Stanford Encyclopedia of Philosophy

Notes to The Problem of Dirty Hands

1. In fact, the supreme emergency may “justify” very little of the terror bombing since the likelihood of a German invasion of Britain ended with the victory of RAF fighter pilots in the Battle of Britain in the summer of 1940.

2. There has been much debate in recent years about the status of morality vis-a-vis other reason-giving aspirations. Key texts in the debate include Wolf (1982) and Louden (1992).

3. A few realist pronouncements make it seem that politics is subject to a quite different form of morality rather than no morality at all. This would make more sense of the common realist insistence on “national interest” as the dominant value in political affairs, and would connect with one interpretation of dirty hands, namely that which invokes role morality. This entry discusses the problems with a role morality move later. Coady (2006; 2008) has made an attempt at unravelling many of the complexities in the realist tradition, and criticised them.

4. See for instance Grayling (2006, 24).

5. For details of the case see Callahan (1988, 209).

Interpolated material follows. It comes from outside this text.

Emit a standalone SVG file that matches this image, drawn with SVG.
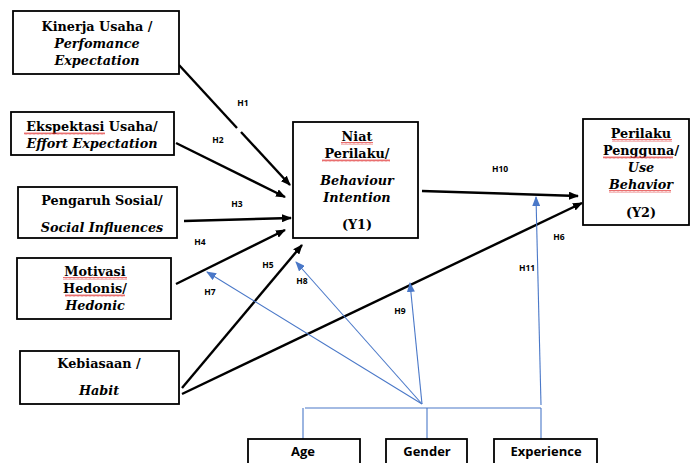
<svg xmlns="http://www.w3.org/2000/svg" width="691" height="463" viewBox="0 0 691 463">
<style>
.box{fill:#fff;stroke:#000;stroke-width:1.8}
.t{font-family:'DejaVu Serif','Liberation Serif',serif;font-weight:700;font-size:12.8px;fill:#000;text-anchor:middle}
.i{font-style:italic}
.s{font-family:'Open Sans','Liberation Sans',Arial,sans-serif;font-weight:bold;font-size:13px;fill:#000;text-anchor:middle}
.h{font-family:'Open Sans','Liberation Sans',Arial,sans-serif;font-weight:bold;font-size:8.5px;fill:#000;text-anchor:middle}
.k{stroke:#000;stroke-width:2.4;fill:none}
.b{stroke:#4a78c8;stroke-width:1.1;fill:none}
</style>
<defs>
<marker id="ak" markerWidth="10" markerHeight="8" refX="9" refY="4" orient="auto" markerUnits="userSpaceOnUse"><path d="M0,0 L10,4 L0,8 Z" fill="#000"/></marker>
<marker id="ab" markerWidth="10" markerHeight="8" refX="9" refY="4" orient="auto" markerUnits="userSpaceOnUse"><path d="M0,0 L10,4 L0,8 Z" fill="#4a78c8"/></marker>
<pattern id="wv" width="4" height="3" patternUnits="userSpaceOnUse"><path d="M0,2.5 L1,0.5 L2,2.5 L3,0.5 L4,2.5" fill="none" stroke="#e03030" stroke-width="0.7"/></pattern>
</defs>

<g id="connectors">
<path class="k" d="M179,65 L237,128"/>
<path class="k" d="M241,132 L290,185" marker-end="url(#ak)"/>
<path class="k" d="M176,143 L285,197" marker-end="url(#ak)"/>
<path class="k" d="M184,221 L291,218" marker-end="url(#ak)"/>
<path class="k" d="M176,284 L285,230" marker-end="url(#ak)"/>
<path class="k" d="M182,388 L302,245" marker-end="url(#ak)"/>
<path class="k" d="M182,394 L582,203" marker-end="url(#ak)"/>
<path class="k" d="M422,191 L578,196" marker-end="url(#ak)"/>
<path class="b" d="M305,408 L541,408"/>
<path class="b" d="M303,408 L303,439"/>
<path class="b" d="M427,408 L427,439"/>
<path class="b" d="M541,408 L541,439"/>
<path class="b" d="M541,405 L536,197" marker-end="url(#ab)"/>
<path class="b" d="M422,404 L207,272" marker-end="url(#ab)"/>
<path class="b" d="M422,404 L296,262" marker-end="url(#ab)"/>
<path class="b" d="M422,404 L410,283" marker-end="url(#ab)"/>
<g id="labels">
<text class="h" x="243" y="106">H1</text>
<text class="h" x="218" y="143">H2</text>
<text class="h" x="237" y="207">H3</text>
<text class="h" x="200" y="245">H4</text>
<text class="h" x="268" y="268">H5</text>
<text class="h" x="210" y="295">H7</text>
<text class="h" x="302" y="284">H8</text>
<text class="h" x="400" y="314">H9</text>
<text class="h" x="500" y="172">H10</text>
<text class="h" x="559" y="240">H6</text>
<text class="h" x="527" y="271">H11</text>
</g>
</g>

<g id="kinerja">
<rect class="box" x="13" y="11" width="166" height="63"/>
<text class="t" x="97" y="31">Kinerja Usaha /</text>
<text class="t i" x="97" y="48">Perfomance</text>
<text class="t i" x="97" y="65">Expectation</text>
</g>
<g id="ekspektasi">
<rect class="box" x="11" y="112" width="163" height="43"/>
<text class="t" x="92" y="131">Ekspektasi Usaha/</text>
<text class="t i" x="92" y="148">Effort Expectation</text>
<rect x="24" y="132" width="81" height="3" fill="url(#wv)"/>
</g>
<g id="pengaruh">
<rect class="box" x="18" y="187" width="159" height="51"/>
<text class="t" x="102" y="205">Pengaruh Sosial/</text>
<text class="t i" x="102" y="232">Social Influences</text>
</g>
<g id="motivasi">
<rect class="box" x="17" y="258" width="154" height="61"/>
<text class="t" x="95" y="276">Motivasi</text>
<text class="t" x="95" y="293">Hedonis/</text>
<text class="t i" x="95" y="310">Hedonic</text>
<rect x="63" y="277" width="64" height="3" fill="url(#wv)"/>
<rect x="65" y="294" width="60" height="3" fill="url(#wv)"/>
</g>
<g id="kebiasaan">
<rect class="box" x="20" y="351" width="159" height="53"/>
<text class="t" x="99" y="368">Kebiasaan /</text>
<text class="t i" x="99" y="395">Habit</text>
</g>
<g id="niat">
<rect class="box" x="293" y="122" width="125" height="116"/>
<text class="t" x="357" y="141">Niat</text>
<text class="t" x="357" y="158">Perilaku/</text>
<text class="t i" x="357" y="185">Behaviour</text>
<text class="t i" x="357" y="202">Intention</text>
<text class="t" x="357" y="229">(Y1)</text>
<rect x="341" y="142" width="32" height="3" fill="url(#wv)"/>
<rect x="322" y="159" width="68" height="3" fill="url(#wv)"/>
</g>
<g id="perilaku">
<rect class="box" x="583" y="119" width="106" height="106"/>
<text class="t" x="641" y="138">Perilaku</text>
<text class="t" x="641" y="155">Pengguna/</text>
<text class="t i" x="641" y="172">Use</text>
<text class="t i" x="641" y="189">Behavior</text>
<text class="t" x="641" y="217">(Y2)</text>
<rect x="612" y="139" width="60" height="3" fill="url(#wv)"/>
<rect x="603" y="156" width="70" height="3" fill="url(#wv)"/>
<rect x="609" y="190" width="62" height="3" fill="url(#wv)"/>
</g>
<g id="age">
<rect class="box" x="248" y="439" width="112" height="30"/>
<text class="s" x="303" y="456">Age</text>
</g>
<g id="gender">
<rect class="box" x="386" y="439" width="81" height="30"/>
<text class="s" x="427" y="456">Gender</text>
</g>
<g id="experience">
<rect class="box" x="494" y="439" width="103" height="30"/>
<text class="s" x="546" y="456">Experience</text>
</g>
</svg>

6. Ross does indeed recognise that there can be a sort of residue effect of the fact that a prima facie duty has been overruled. Since we still recognise the prima facie duty as such, then we may feel “compunction” at not being able to fulfil it but “not indeed shame or repentance”. And, in some cases, we may have some further duty to make up “somehow” for the right decision not to heed the prima facie duty. See Ross (1930).

7. Thomas Nagel discusses “threshold deontology” and contrasts it both with utilitarianism and absolutism in his paper, “War and Massacre” in Nagel (1979, 62).

8. The idea of a utilitarian version of the threshold story was suggested by Peter Singer. It is a further question whether this would be consistent with more usual accounts of rule utilitarianism that tend to allow exceptions well short of supreme emergency.